You should carefully select the chunk size, as the size has significant impact on deduplication as well as resource requirements. The size directly affects the number of fingerprint records in the deduplication database as well as temporary space required for sorting these records. A smaller chunk size results in a large number of fingerprints and hence requires a significant amount of space for the deduplication database.
While the amount of storage that you save after deduplication depends heavily on the dataset and distribution of duplicates within the dataset, the chunk size can also affect the savings significantly. You must understand your dataset to get the best results after deduplication. A general rule of thumb is that a smaller chunk size saves more storage. A smaller chunk size results in more granular fingerprints and in general results in identifying more duplicates. However, smaller chunks have additional costs in terms of database size, deduplication time, and, more importantly, fragmentation. The deduplication database size can be significantly large for small chunk sizes. Higher fragmentation normally results in more file system metadata and hence can require more storage. The space consumed by the deduplication database and the increased file system metadata can reduce the savings achieved via deduplication. Additionally, fragmentation can also have a negative effect on performance. The Veritas File System (VxFS) deduplication algorithms try to reduce fragmentation by coalescing multiple contiguous duplicate chunks.
Larger chunk sizes normally result in a smaller deduplication database size, faster deduplication, and less fragmentation. These benefits sometimes come at the cost of less storage savings. If you have a large number duplicate files that are small in size, you still can choose a chunk size that is larger than the file size. A larger chunk size does not affect the deduplication of files that are smaller than the chunk size. In such cases, the fingerprint is calculated on the whole file, and the files are still deduplicated.
Veritas recommends a chunk size of 16k or higher.

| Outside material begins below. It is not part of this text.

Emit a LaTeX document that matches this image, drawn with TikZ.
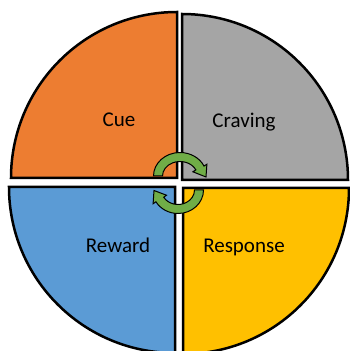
\documentclass[tikz,border=0pt]{standalone}
\usepackage{fontspec}
\setmainfont{Carlito}
\definecolor{cueorange}{HTML}{ED7D31}
\definecolor{cravegray}{HTML}{A5A5A5}
\definecolor{rewardblue}{HTML}{5B9BD5}
\definecolor{responsegold}{HTML}{FFC000}
\definecolor{loopgreen}{HTML}{70AD47}

\begin{document}
\begin{tikzpicture}[
    x=1pt,
    y=1pt,
    quarter/.style={
        draw=black,
        line width=2.5pt,
        line join=miter
    },
    phase/.style={
        font=\fontsize{21}{25}\selectfont,
        anchor=base,
        inner sep=0pt
    },
    turn/.style={
        fill=loopgreen,
        draw=black,
        line width=1pt,
        line join=miter
    }
]

    \useasboundingbox (0,0) rectangle (350,351);
    \clip (0,0) rectangle (350,351);

    % === Quadrants ===
    \draw[quarter, fill=cueorange] (177,173) -- ++(-166,0)
        arc[start angle=180, end angle=90, radius=166] -- cycle;
    \draw[quarter, fill=cravegray] (182,171) -- ++(0,166)
        arc[start angle=90, end angle=0, radius=166] -- cycle;
    \draw[quarter, fill=rewardblue] (175,164) -- ++(0,-166)
        arc[start angle=270, end angle=180, radius=166] -- cycle;
    \draw[quarter, fill=responsegold] (183,163) -- ++(166,0)
        arc[start angle=0, end angle=-90, radius=166] -- cycle;

    % === Labels ===
    \node[phase] (cue) at (119,224) {Cue};
    \node[phase] (craving) at (244,223) {Craving};
    \node[phase] (reward) at (118,98) {Reward};
    \node[phase] (response) at (244,98) {Response};

    % === Cycle arrows ===
    \draw[turn, shift={(180,175)}] (180:26.5 and 23.5)
        arc[start angle=180, end angle=25, x radius=26.5, y radius=23.5]
        -- (26.9,11.8) -- (26,-1) -- (12.9,4.2) -- (25:17.5 and 14.5)
        arc[start angle=25, end angle=180, x radius=17.5, y radius=14.5]
        -- cycle;
    \draw[turn, shift={(178,161)}] (0:25.5 and 23.5)
        arc[start angle=0, end angle=-150, x radius=25.5, y radius=23.5]
        -- (-24.9,-13.8) -- (-24,-0.5) -- (-11.5,-5.2) -- (-150:16.5 and 14.5)
        arc[start angle=-150, end angle=0, x radius=16.5, y radius=14.5]
        -- cycle;

\end{tikzpicture}
\end{document}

The space consumed by the deduplication database is a function of the amount of data in the file system and the deduplication chunk size. The space consumed by the deduplication database grows with time as new data is added to file system. Additional storage is required for temporary use, such as sorting fingerprints. The temporary storage may be freed after the work completes. Ensure that sufficient free space is available for deduplication to complete successfully. The deduplication might not start if the file system free space is less than approximately 15%. The deduplication sometimes needs more than 15% free space for smaller chunk sizes. In general, the space consumed reduces significantly with larger chunk sizes. Veritas recommends that you have approximately 20% free space for 4k chunks.